Le fait de travailler en ce moment en tant qu'étudiant en cinéma sur l'oeuvre d'Abel Ferrara, grand cinéaste américain indépendant et provocateur, m'a donné l'envie de me pencher sur l'une de ses toutes premières oeuvres, à savoir un OVNI bien particulier, à mi-chemin entre le cinéma gore de série Z et l'underground pur et dur.
"The driller killer" est en effet un film marginal (dans tous les sens du terme, d'ailleurs) racontant rien moins que le basculement dans la folie meurtrière d'un homme (interprété par Ferrara lui-même) se sentant incompris et isolé de tous face à la dure réalité de la vie. Comprenant qu'il est le seul à se trouver talentueux en tant qu'artiste-peintre, il va littéralement passer à l'acte en exterminant, à coup de perceuse électrique tout ceux qui lui passent à portée de main (les clochards, les prostituées, son employeur, etc).
En réalisant à ce film à maigre budget (et pour lequel il a eu toute la liberté du monde), Ferrara tenait déjà à mettre en lumière l'un des thèmes phares de son oeuvre à venir; à savoir la contamination d'un individu perdu et désemparé par le mal absolu, le tout dans une ville américaine (New York) gangrené par la pourriture, la misère sociale et l'odeur du sang.
Sorte de version urbaine et ultra-gore du "Massacre à la tronçonneuse" (1974) de Tobe Hooper, "The driller killer n'égale pourtant pas (loin de là) la qualité de cet illustre modèle. D'une part, Ferrara, de par le fait qu'il hésitait encore à ce moment-là entre une carrière de musicien et de réalisateur, réalise un film à la mise en scène fort brouillonne, ne sachant jamais trouver son chemin entre le film d'horreur gore de seconde zone et le cinéma de genre tendance "auteuriste". On passe ainsi d'une scène de meurtre d'une violence inouïe à une scène intime entre le héros et sa femme, occupé à parler de situation économique.

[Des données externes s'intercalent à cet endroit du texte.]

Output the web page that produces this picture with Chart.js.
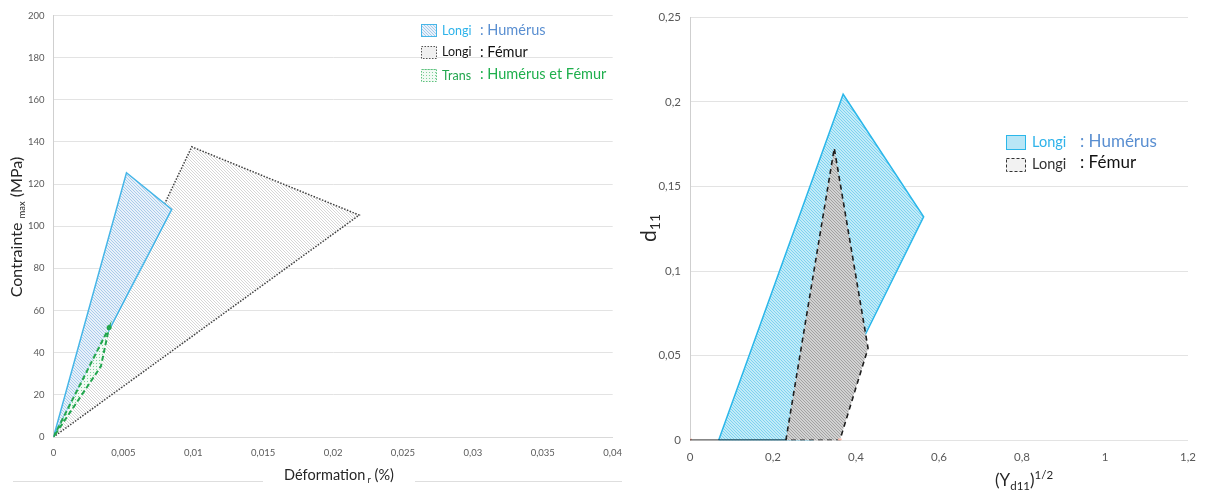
<!DOCTYPE html>
<html>
<head>
<meta charset="utf-8">
<script src="https://cdn.jsdelivr.net/npm/chart.js@4.4.1/dist/chart.umd.min.js"></script>
<style>
html, body { margin: 0; padding: 0; background: #fff; }
#wrap { position: relative; width: 1206px; height: 490px; overflow: hidden; }
#left { position: absolute; left: 0; top: 0; }
#right { position: absolute; left: 640px; top: 0; }
</style>
</head>
<body>
<div id="wrap">
  <canvas id="left" width="632" height="490"></canvas>
  <canvas id="right" width="566" height="490"></canvas>
</div>
<script>
// ---- left chart: contrainte max vs deformation ----
const strainTicks = [0, 0.005, 0.01, 0.015, 0.02, 0.025, 0.03, 0.035, 0.04];
const stressTicks = [0, 20, 40, 60, 80, 100, 120, 140, 160, 180, 200];

const humLongiStrain = [0, 0.00522, 0.00846, 0];
const humLongiStress = [0, 125.4, 108, 0];
const femLongiStrain = [0, 0.00989, 0.02187, 0];
const femLongiStress = [0, 137.7, 105.3, 0];
const transStrain = [0, 0.00398, 0.00339, 0];
const transStress = [0, 52, 33.5, 0];

// ---- right chart: d11 vs (Yd11)^1/2 ----
const ydTicks = [0, 0.2, 0.4, 0.6, 0.8, 1, 1.2];
const dTicks = [0, 0.05, 0.1, 0.15, 0.2, 0.25];

const humYd = [0.069, 0.369, 0.563, 0.296, 0.069];
const humD = [0, 0.2045, 0.1321, 0, 0];
const femYd = [0.231, 0.3476, 0.429, 0.361, 0.231];
const femD = [0, 0.1726, 0.0544, 0, 0];
const baseYd = [0, 0.231];
const baseD = [0, 0];
const markYd = [0, 0.361];
const markD = [0, 0];

const FONT = "Lato, 'Open Sans', sans-serif";

function pts(xs, ys) {
    return xs.map((x, i) => ({ x: x, y: ys[i] }));
}

function fmt(v) {
    return String(v).replace(".", ",");
}

// diagonal hatch pattern
function hatch(bg, line, step, lw) {
    const c = document.createElement("canvas");
    c.width = step; c.height = step;
    const g = c.getContext("2d");
    g.fillStyle = bg;
    g.fillRect(0, 0, step, step);
    g.strokeStyle = line;
    g.lineWidth = lw;
    g.beginPath();
    g.moveTo(-1, -1); g.lineTo(step + 1, step + 1);
    g.moveTo(-1, step - 1); g.lineTo(1, step + 1);
    g.moveTo(step - 1, -1); g.lineTo(step + 1, 1);
    g.stroke();
    return g.createPattern(c, "repeat");
}

function dots(bg, dot, step) {
    const c = document.createElement("canvas");
    c.width = step; c.height = step;
    const g = c.getContext("2d");
    g.fillStyle = bg;
    g.fillRect(0, 0, step, step);
    g.fillStyle = dot;
    g.fillRect(0, 0, 1, 1);
    return g.createPattern(c, "repeat");
}

// text with sub/superscript parts: [text, size, dy, color]
function richText(ctx, parts, cx, cy) {
    let w = 0;
    parts.forEach(p => { ctx.font = p[1] + "px " + FONT; w += ctx.measureText(p[0]).width; });
    let x = cx - w / 2;
    ctx.textBaseline = "alphabetic";
    ctx.textAlign = "left";
    parts.forEach(p => {
        ctx.font = p[1] + "px " + FONT;
        ctx.fillStyle = p[3];
        ctx.fillText(p[0], x, cy + p[2]);
        x += ctx.measureText(p[0]).width;
    });
}

function legendBox(ctx, x, y, w, h, fill, stroke, dash) {
    ctx.save();
    ctx.fillStyle = fill;
    ctx.fillRect(x, y, w, h);
    ctx.strokeStyle = stroke;
    ctx.lineWidth = 1;
    ctx.setLineDash(dash);
    ctx.strokeRect(x + 0.5, y + 0.5, w - 1, h - 1);
    ctx.restore();
}

function legendText(ctx, text, x, y, size, color) {
    ctx.font = size + "px " + FONT;
    ctx.fillStyle = color;
    ctx.textAlign = "left";
    ctx.textBaseline = "middle";
    ctx.fillText(text, x, y);
}

// fills the closed outline of a dataset with its pattern
const polyFill = {
    id: "polyFill",
    beforeDatasetDraw(chart, args) {
        const ds = chart.data.datasets[args.index];
        if (!ds.areaFill) return;
        const p = args.meta.data;
        const ctx = chart.ctx;
        ctx.save();
        ctx.beginPath();
        p.forEach((e, i) => i ? ctx.lineTo(e.x, e.y) : ctx.moveTo(e.x, e.y));
        ctx.closePath();
        ctx.fillStyle = ds.areaFill;
        ctx.fill();
        ctx.restore();
    }
};

function axes(xTicks, yTicks, yW, xH, fontSize) {
    return {
        x: {
            type: "linear",
            min: xTicks[0], max: xTicks[xTicks.length - 1],
            afterBuildTicks: s => { s.ticks = xTicks.map(v => ({ value: v })); },
            afterFit: s => { s.height = xH; },
            grid: { display: false, drawTicks: false },
            border: { display: true, color: "#d9d9d9" },
            ticks: { callback: fmt, color: "#595959", padding: 10, maxRotation: 0,
                font: { family: FONT, size: fontSize } }
        },
        y: {
            type: "linear",
            min: yTicks[0], max: yTicks[yTicks.length - 1],
            afterBuildTicks: s => { s.ticks = yTicks.map(v => ({ value: v })); },
            afterFit: s => { s.width = yW; },
            grid: { color: "#e3e3e3", drawTicks: false },
            border: { display: true, color: "#cfcfcf" },
            ticks: { callback: fmt, color: "#595959", padding: 9,
                font: { family: FONT, size: fontSize } }
        }
    };
}

// ---------- left chart ----------
const lctx = document.getElementById("left").getContext("2d");
const blueHatch = hatch("#e8f1fa", "#a9cbea", 3, 1);
const greyHatch = hatch("#ffffff", "#d6d6d6", 3, 1);
const greenDots = dots("#f2faf4", "#7fd09a", 3);

new Chart(lctx, {
    type: "scatter",
    data: {
        datasets: [
            {
                label: "Trans",
                data: pts(transStrain, transStress),
                showLine: true, order: 0, areaFill: greenDots,
                borderColor: "#22a64e", borderWidth: 2, borderDash: [5, 3],
                pointRadius: [0, 2.5, 0, 0], pointBackgroundColor: "#22a64e", pointBorderWidth: 0
            },
            {
                label: "Longi Humérus",
                data: pts(humLongiStrain, humLongiStress),
                showLine: true, order: 1, areaFill: blueHatch,
                borderColor: "#46b6e8", borderWidth: 1.5, pointRadius: 0
            },
            {
                label: "Longi Fémur",
                data: pts(femLongiStrain, femLongiStress),
                showLine: true, order: 2, areaFill: greyHatch,
                borderColor: "#404040", borderWidth: 1.5, borderDash: [1.5, 1.5], pointRadius: 0
            }
        ]
    },
    options: {
        responsive: false,
        animation: false,
        layout: { padding: { top: 15.5, right: 10, left: 0, bottom: 0 } },
        plugins: { legend: { display: false }, tooltip: { enabled: false } },
        scales: axes(strainTicks, stressTicks, 53.5, 53, 9.5)
    },
    plugins: [polyFill, {
        id: "leftDeco",
        afterDraw(chart) {
            const ctx = chart.ctx;
            ctx.save();
            // axis titles
            ctx.translate(22, 227);
            ctx.rotate(-Math.PI / 2);
            richText(ctx, [["Contrainte ", 16, 0, "#262626"], ["max", 9.5, 3, "#262626"], [" (MPa)", 16, 0, "#262626"]], 0, 0);
            ctx.restore();
            ctx.save();
            richText(ctx, [["Déformation", 14.5, 0, "#262626"], [" r", 9, 3, "#262626"], [" (%)", 14.5, 0, "#262626"]], 339, 480);
            // bottom frame lines
            ctx.strokeStyle = "#dedede";
            ctx.lineWidth = 1;
            ctx.beginPath();
            ctx.moveTo(13, 481.5); ctx.lineTo(263, 481.5);
            ctx.moveTo(415, 481.5); ctx.lineTo(622, 481.5);
            ctx.stroke();
            // legend
            legendBox(ctx, 421, 24, 16, 13, blueHatch, "#46b6e8", []);
            legendText(ctx, "Longi", 442, 30.5, 12.5, "#2fb3ea");
            legendText(ctx, ": Humérus", 480, 30.5, 14.5, "#5a8fd1");
            legendBox(ctx, 421, 46, 16, 13, "#f0f0f0", "#555555", [1.5, 1.5]);
            legendText(ctx, "Longi", 442, 52, 12.5, "#1a1a1a");
            legendText(ctx, ": Fémur", 480, 52.5, 14.5, "#111111");
            legendBox(ctx, 421, 69, 16, 13, greenDots, "#5fc27f", [1.5, 1.5]);
            legendText(ctx, "Trans", 442, 76, 12.5, "#22a64e");
            legendText(ctx, ": Humérus et Fémur", 480, 74.5, 14.5, "#1faf4d");
            ctx.restore();
        }
    }]
});

// ---------- right chart ----------
const rctx = document.getElementById("right").getContext("2d");
const cyanHatch = hatch("#c2ebf8", "#7ed2ef", 3, 1);
const darkHatch = hatch("#d2d2d2", "#a2a2a2", 3, 1);

new Chart(rctx, {
    type: "scatter",
    data: {
        datasets: [
            {
                label: "base",
                data: pts(baseYd, baseD),
                showLine: true, order: 0,
                borderColor: "#111111", borderWidth: 1.5, pointRadius: 0
            },
            {
                label: "markers",
                data: pts(markYd, markD),
                showLine: false, order: 0,
                pointStyle: "rect", pointRadius: 2.5,
                pointBackgroundColor: "#f6b9aa", pointBorderWidth: 0
            },
            {
                label: "Longi Fémur",
                data: pts(femYd, femD),
                showLine: true, order: 1, areaFill: darkHatch,
                borderColor: "#1e1e1e", borderWidth: 1.6, borderDash: [5, 4], pointRadius: 0
            },
            {
                label: "Longi Humérus",
                data: pts(humYd, humD),
                showLine: true, order: 2, areaFill: cyanHatch,
                borderColor: "#2bb7ea", borderWidth: 1.5, pointRadius: 0
            }
        ]
    },
    options: {
        responsive: false,
        animation: false,
        layout: { padding: { top: 17.3, right: 13, left: 0, bottom: 0 } },
        plugins: { legend: { display: false }, tooltip: { enabled: false } },
        scales: (() => {
            const s = axes(ydTicks, dTicks, 50, 49.7, 11.5);
            s.x.border.display = false;
            return s;
        })()
    },
    plugins: [polyFill, {
        id: "rightDeco",
        afterDraw(chart) {
            const ctx = chart.ctx;
            ctx.save();
            ctx.translate(16, 228);
            ctx.rotate(-Math.PI / 2);
            richText(ctx, [["d", 21, 0, "#262626"], ["11", 14, 4, "#262626"]], 0, 0);
            ctx.restore();
            ctx.save();
            richText(ctx, [["(Y", 17, 0, "#262626"], ["d11", 11.5, 4, "#262626"], [")", 17, 0, "#262626"], ["1/2", 11.5, -7, "#262626"]], 384, 486);
            // legend
            legendBox(ctx, 366, 135, 20, 15, "#b9e6f6", "#2bb7ea", []);
            legendText(ctx, "Longi", 392, 142, 14.5, "#2fb3ea");
            legendText(ctx, ": Humérus", 440, 141.5, 17, "#5a8fd1");
            legendBox(ctx, 366, 158, 20, 14, "#f2f2f2", "#333333", [3, 2]);
            legendText(ctx, "Longi", 392, 164, 14.5, "#333333");
            legendText(ctx, ": Fémur", 440, 163, 17, "#111111");
            ctx.restore();
        }
    }]
});
</script>
</body>
</html>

De plus, certains plans ne sont pas toujours très bien raccordés et sont parfois même franchement inutiles.
Vous devez certainement vous demander "pourquoi fait-il la critique d'un film qu'il n'a pas particulièrement apprécié ?". Eh bien, parce que, il faut croire que même dans certains films (pas tous évidemment) d'une qualité discutable, on peut trouver des éléments intéressants. C'est un peu le cas ici, il faut bien le reconnaître. Abel Ferrara, via ce petit film d'horreur fauché et ovniesque, parvient à imposer des thèmes personnels qui seront facilement reconnaissables dans les futurs grandes oeuvres à venir ("Bad Lieutenant", "King of New York", "The funerails") ainsi qu'une certaine efficacité à retranscrire l'enfer caché des grandes villes.
Bref, pas un grand film mais un OVNI qui mérite malgré tout d'être découvert. A réserver cependant à un public averti, de par l'extrême violence et les hectolitres de sang qui l'habitent, qui feraient franchement passer Tarantino pour un enfant de choeur à ce niveau-là.